### [DATA PROVIDED]
########################################

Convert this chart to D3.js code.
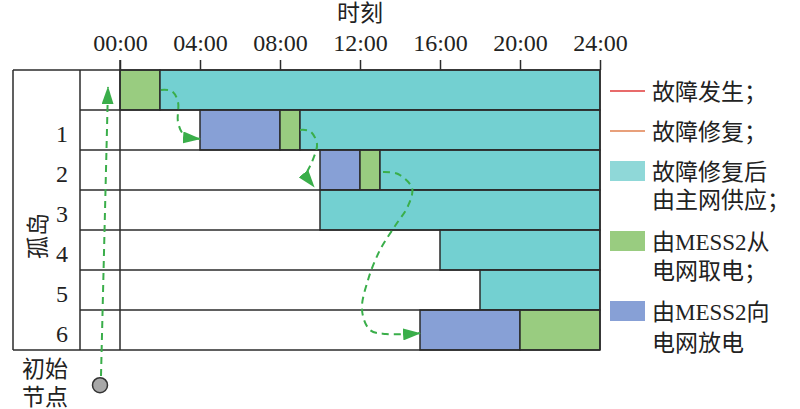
<!DOCTYPE html>
<html><head><meta charset="utf-8">
<script src="https://cdn.jsdelivr.net/npm/d3@7/dist/d3.min.js"></script>
<style>body{margin:0;background:#fff}</style>
</head><body>
<svg id="c" width="800" height="409"></svg>
<script>
// ---- data ----
const tickHours = [0, 4, 8, 12, 16, 20, 24];
const tickLabels = ["00:00", "04:00", "08:00", "12:00", "16:00", "20:00", "24:00"];
const rowLabels = ["", "1", "2", "3", "4", "5", "6"];
// segments: row index, start hour, end hour, type
const segRow   = [0, 0, 1, 1, 1, 2, 2, 2, 3, 4, 5, 6, 6];
const segStart = [0, 2, 4, 8, 9, 10, 12, 13, 10, 16, 18, 15, 20];
const segEnd   = [2, 24, 8, 9, 24, 12, 13, 24, 24, 24, 24, 20, 24];
const segType  = ["take", "grid", "give", "take", "grid", "give", "take", "grid", "grid", "grid", "grid", "give", "take"];
const typeColor = {grid: "#73d0d1", take: "#99cc80", give: "#87a0d6"};
const legendLabels = [["故障发生；"], ["故障修复；"], ["故障修复后", "由主网供应；"], ["由MESS2从", "电网取电；"], ["由MESS2向", "电网放电"]];
const legendKinds = ["line", "line", "box", "box", "box"];
const legendColors = ["#e03a3a", "#e0804f", "#8fd8d8", "#99cc80", "#87a0d6"];
// MESS2 path (hour, row position)
const path1 = [[-0.95, 7.65], [-0.6, 0.43]];
const path2 = [[2.05, 0.5], [2.6, 0.53], [2.9, 0.8], [2.9, 1.3], [3.2, 1.62], [4, 1.72]];
const path3 = [[9.0, 1.5], [9.5, 1.53], [9.85, 1.85], [9.6, 2.3], [9.35, 2.6], [9.7, 2.92]];
const path4 = [[13.15, 2.55], [13.9, 2.6], [14.6, 2.95], [14.4, 3.4], [13.75, 3.9], [13.0, 4.5], [12.4, 5.25], [12.1, 6.0], [12.5, 6.5], [13.3, 6.6], [15, 6.58]];
const startNode = [-1, 7.88];

// ---- layout ----
const svg = d3.select("#c");
const font = "'Liberation Serif','Times New Roman','Noto Sans CJK SC',serif";
const x = d3.scaleLinear().domain([0, 24]).range([120, 600]);
const y = d3.scaleLinear().domain([0, 7]).range([70, 350]);
const lineCol = "#2b2b2b";
const txtCol = "#222";

// bars
svg.append("g").selectAll("rect").data(segRow.map((r, i) => i)).join("rect")
  .attr("x", i => x(segStart[i])).attr("width", i => x(segEnd[i]) - x(segStart[i]))
  .attr("y", i => y(segRow[i])).attr("height", i => y(segRow[i] + 1) - y(segRow[i]))
  .attr("fill", i => typeColor[segType[i]])
  .attr("stroke", lineCol).attr("stroke-width", 1.5);

// grid lines
const g = svg.append("g").attr("stroke", lineCol).attr("stroke-width", 1.5).attr("fill", "none");
g.append("line").attr("x1", 13).attr("x2", x(24)).attr("y1", y(0)).attr("y2", y(0));
g.append("line").attr("x1", 13).attr("x2", x(24)).attr("y1", y(7)).attr("y2", y(7));
d3.range(1, 7).forEach(r => g.append("line").attr("x1", 80).attr("x2", x(24)).attr("y1", y(r)).attr("y2", y(r)));
g.append("line").attr("x1", 13).attr("x2", 13).attr("y1", y(0)).attr("y2", y(7));
g.append("line").attr("x1", 80).attr("x2", 80).attr("y1", y(0)).attr("y2", y(7));
g.append("line").attr("x1", x(0)).attr("x2", x(0)).attr("y1", y(0) - 10).attr("y2", y(7));
g.append("line").attr("x1", x(24)).attr("x2", x(24)).attr("y1", y(0)).attr("y2", y(7));

// top axis
const axis = d3.axisTop(x).tickValues(tickHours).tickFormat((d, i) => tickLabels[i]).tickSize(10).tickSizeOuter(0).tickPadding(9);
const ax = svg.append("g").attr("transform", `translate(0,${y(0)})`).call(axis);
ax.select(".domain").remove();
ax.selectAll(".tick line").attr("stroke", lineCol).attr("stroke-width", 1.5);
ax.selectAll(".tick text").attr("font-family", font).attr("font-size", 24).attr("fill", txtCol);
svg.append("text").attr("x", 360).attr("y", 21).attr("text-anchor", "middle")
  .attr("font-family", font).attr("font-size", 23).attr("fill", txtCol).text("时刻");

// row labels
svg.append("g").selectAll("text").data(rowLabels).join("text")
  .attr("x", 68).attr("y", (d, i) => y(i + 0.5) + 12).attr("text-anchor", "end")
  .attr("font-family", font).attr("font-size", 24).attr("fill", txtCol).text(d => d);
svg.append("text").attr("transform", `translate(46,236) rotate(-90)`).attr("text-anchor", "middle")
  .attr("font-family", font).attr("font-size", 23).attr("fill", txtCol).text("孤岛");
svg.append("text").attr("x", 45).attr("y", 377).attr("text-anchor", "middle")
  .attr("font-family", font).attr("font-size", 23).attr("fill", txtCol).text("初始");
svg.append("text").attr("x", 45).attr("y", 405).attr("text-anchor", "middle")
  .attr("font-family", font).attr("font-size", 23).attr("fill", txtCol).text("节点");

// arrows
const green = "#3aae4a";
svg.append("defs").append("marker").attr("id", "ah").attr("viewBox", "0 0 18 12")
  .attr("refX", 17).attr("refY", 6).attr("markerWidth", 18).attr("markerHeight", 12)
  .attr("markerUnits", "userSpaceOnUse").attr("orient", "auto")
  .append("path").attr("d", "M0,0 L18,6 L0,12 Z").attr("fill", green);
const ln = d3.line().x(d => x(d[0])).y(d => y(d[1])).curve(d3.curveCatmullRom.alpha(0.5));
[path1, path2, path3, path4].forEach(p => {
  svg.append("path").attr("d", ln(p)).attr("fill", "none").attr("stroke", green)
    .attr("stroke-width", 2).attr("stroke-dasharray", "7,5").attr("marker-end", "url(#ah)");
});
svg.append("circle").attr("cx", x(startNode[0])).attr("cy", y(startNode[1])).attr("r", 7.5)
  .attr("fill", "#a8a8a8").attr("stroke", "#333").attr("stroke-width", 1.5);

// legend
const legY = [91, 131, 171, 241, 311];
const legBase = [[100], [140], [180, 208], [250, 279], [320, 351]];
const lg = svg.append("g");
legendKinds.forEach((k, i) => {
  if (k === "line") {
    lg.append("line").attr("x1", 610).attr("x2", 645).attr("y1", legY[i]).attr("y2", legY[i])
      .attr("stroke", legendColors[i]).attr("stroke-width", 1.5);
  } else {
    lg.append("rect").attr("x", 610).attr("y", legY[i] - 10).attr("width", 35).attr("height", 20)
      .attr("fill", legendColors[i]);
  }
  legendLabels[i].forEach((t, j) => {
    lg.append("text").attr("x", 652).attr("y", legBase[i][j])
      .attr("font-family", font).attr("font-size", 23).attr("fill", txtCol).text(t);
  });
});
</script>
</body></html>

########################################

### [INSTRUCTIONS TO FOLLOW]
Transcribe the whole listing exactly. Pictures are excluded.

### [SOLUTION TO THE EXERCISE]
Convert this chart to D3.js code.
<!DOCTYPE html>
<html><head><meta charset="utf-8">
<script src="https://cdn.jsdelivr.net/npm/d3@7/dist/d3.min.js"></script>
<style>body{margin:0;background:#fff}</style>
</head><body>
<svg id="c" width="800" height="409"></svg>
<script>
// ---- data ----
const tickHours = [0, 4, 8, 12, 16, 20, 24];
const tickLabels = ["00:00", "04:00", "08:00", "12:00", "16:00", "20:00", "24:00"];
const rowLabels = ["", "1", "2", "3", "4", "5", "6"];
// segments: row index, start hour, end hour, type
const segRow   = [0, 0, 1, 1, 1, 2, 2, 2, 3, 4, 5, 6, 6];
const segStart = [0, 2, 4, 8, 9, 10, 12, 13, 10, 16, 18, 15, 20];
const segEnd   = [2, 24, 8, 9, 24, 12, 13, 24, 24, 24, 24, 20, 24];
const segType  = ["take", "grid", "give", "take", "grid", "give", "take", "grid", "grid", "grid", "grid", "give", "take"];
const typeColor = {grid: "#73d0d1", take: "#99cc80", give: "#87a0d6"};
const legendLabels = [["故障发生；"], ["故障修复；"], ["故障修复后", "由主网供应；"], ["由MESS2从", "电网取电；"], ["由MESS2向", "电网放电"]];
const legendKinds = ["line", "line", "box", "box", "box"];
const legendColors = ["#e03a3a", "#e0804f", "#8fd8d8", "#99cc80", "#87a0d6"];
// MESS2 path (hour, row position)
const path1 = [[-0.95, 7.65], [-0.6, 0.43]];
const path2 = [[2.05, 0.5], [2.6, 0.53], [2.9, 0.8], [2.9, 1.3], [3.2, 1.62], [4, 1.72]];
const path3 = [[9.0, 1.5], [9.5, 1.53], [9.85, 1.85], [9.6, 2.3], [9.35, 2.6], [9.7, 2.92]];
const path4 = [[13.15, 2.55], [13.9, 2.6], [14.6, 2.95], [14.4, 3.4], [13.75, 3.9], [13.0, 4.5], [12.4, 5.25], [12.1, 6.0], [12.5, 6.5], [13.3, 6.6], [15, 6.58]];
const startNode = [-1, 7.88];

// ---- layout ----
const svg = d3.select("#c");
const font = "'Liberation Serif','Times New Roman','Noto Sans CJK SC',serif";
const x = d3.scaleLinear().domain([0, 24]).range([120, 600]);
const y = d3.scaleLinear().domain([0, 7]).range([70, 350]);
const lineCol = "#2b2b2b";
const txtCol = "#222";

// bars
svg.append("g").selectAll("rect").data(segRow.map((r, i) => i)).join("rect")
  .attr("x", i => x(segStart[i])).attr("width", i => x(segEnd[i]) - x(segStart[i]))
  .attr("y", i => y(segRow[i])).attr("height", i => y(segRow[i] + 1) - y(segRow[i]))
  .attr("fill", i => typeColor[segType[i]])
  .attr("stroke", lineCol).attr("stroke-width", 1.5);

// grid lines
const g = svg.append("g").attr("stroke", lineCol).attr("stroke-width", 1.5).attr("fill", "none");
g.append("line").attr("x1", 13).attr("x2", x(24)).attr("y1", y(0)).attr("y2", y(0));
g.append("line").attr("x1", 13).attr("x2", x(24)).attr("y1", y(7)).attr("y2", y(7));
d3.range(1, 7).forEach(r => g.append("line").attr("x1", 80).attr("x2", x(24)).attr("y1", y(r)).attr("y2", y(r)));
g.append("line").attr("x1", 13).attr("x2", 13).attr("y1", y(0)).attr("y2", y(7));
g.append("line").attr("x1", 80).attr("x2", 80).attr("y1", y(0)).attr("y2", y(7));
g.append("line").attr("x1", x(0)).attr("x2", x(0)).attr("y1", y(0) - 10).attr("y2", y(7));
g.append("line").attr("x1", x(24)).attr("x2", x(24)).attr("y1", y(0)).attr("y2", y(7));

// top axis
const axis = d3.axisTop(x).tickValues(tickHours).tickFormat((d, i) => tickLabels[i]).tickSize(10).tickSizeOuter(0).tickPadding(9);
const ax = svg.append("g").attr("transform", `translate(0,${y(0)})`).call(axis);
ax.select(".domain").remove();
ax.selectAll(".tick line").attr("stroke", lineCol).attr("stroke-width", 1.5);
ax.selectAll(".tick text").attr("font-family", font).attr("font-size", 24).attr("fill", txtCol);
svg.append("text").attr("x", 360).attr("y", 21).attr("text-anchor", "middle")
  .attr("font-family", font).attr("font-size", 23).attr("fill", txtCol).text("时刻");

// row labels
svg.append("g").selectAll("text").data(rowLabels).join("text")
  .attr("x", 68).attr("y", (d, i) => y(i + 0.5) + 12).attr("text-anchor", "end")
  .attr("font-family", font).attr("font-size", 24).attr("fill", txtCol).text(d => d);
svg.append("text").attr("transform", `translate(46,236) rotate(-90)`).attr("text-anchor", "middle")
  .attr("font-family", font).attr("font-size", 23).attr("fill", txtCol).text("孤岛");
svg.append("text").attr("x", 45).attr("y", 377).attr("text-anchor", "middle")
  .attr("font-family", font).attr("font-size", 23).attr("fill", txtCol).text("初始");
svg.append("text").attr("x", 45).attr("y", 405).attr("text-anchor", "middle")
  .attr("font-family", font).attr("font-size", 23).attr("fill", txtCol).text("节点");

// arrows
const green = "#3aae4a";
svg.append("defs").append("marker").attr("id", "ah").attr("viewBox", "0 0 18 12")
  .attr("refX", 17).attr("refY", 6).attr("markerWidth", 18).attr("markerHeight", 12)
  .attr("markerUnits", "userSpaceOnUse").attr("orient", "auto")
  .append("path").attr("d", "M0,0 L18,6 L0,12 Z").attr("fill", green);
const ln = d3.line().x(d => x(d[0])).y(d => y(d[1])).curve(d3.curveCatmullRom.alpha(0.5));
[path1, path2, path3, path4].forEach(p => {
  svg.append("path").attr("d", ln(p)).attr("fill", "none").attr("stroke", green)
    .attr("stroke-width", 2).attr("stroke-dasharray", "7,5").attr("marker-end", "url(#ah)");
});
svg.append("circle").attr("cx", x(startNode[0])).attr("cy", y(startNode[1])).attr("r", 7.5)
  .attr("fill", "#a8a8a8").attr("stroke", "#333").attr("stroke-width", 1.5);

// legend
const legY = [91, 131, 171, 241, 311];
const legBase = [[100], [140], [180, 208], [250, 279], [320, 351]];
const lg = svg.append("g");
legendKinds.forEach((k, i) => {
  if (k === "line") {
    lg.append("line").attr("x1", 610).attr("x2", 645).attr("y1", legY[i]).attr("y2", legY[i])
      .attr("stroke", legendColors[i]).attr("stroke-width", 1.5);
  } else {
    lg.append("rect").attr("x", 610).attr("y", legY[i] - 10).attr("width", 35).attr("height", 20)
      .attr("fill", legendColors[i]);
  }
  legendLabels[i].forEach((t, j) => {
    lg.append("text").attr("x", 652).attr("y", legBase[i][j])
      .attr("font-family", font).attr("font-size", 23).attr("fill", txtCol).text(t);
  });
});
</script>
</body></html>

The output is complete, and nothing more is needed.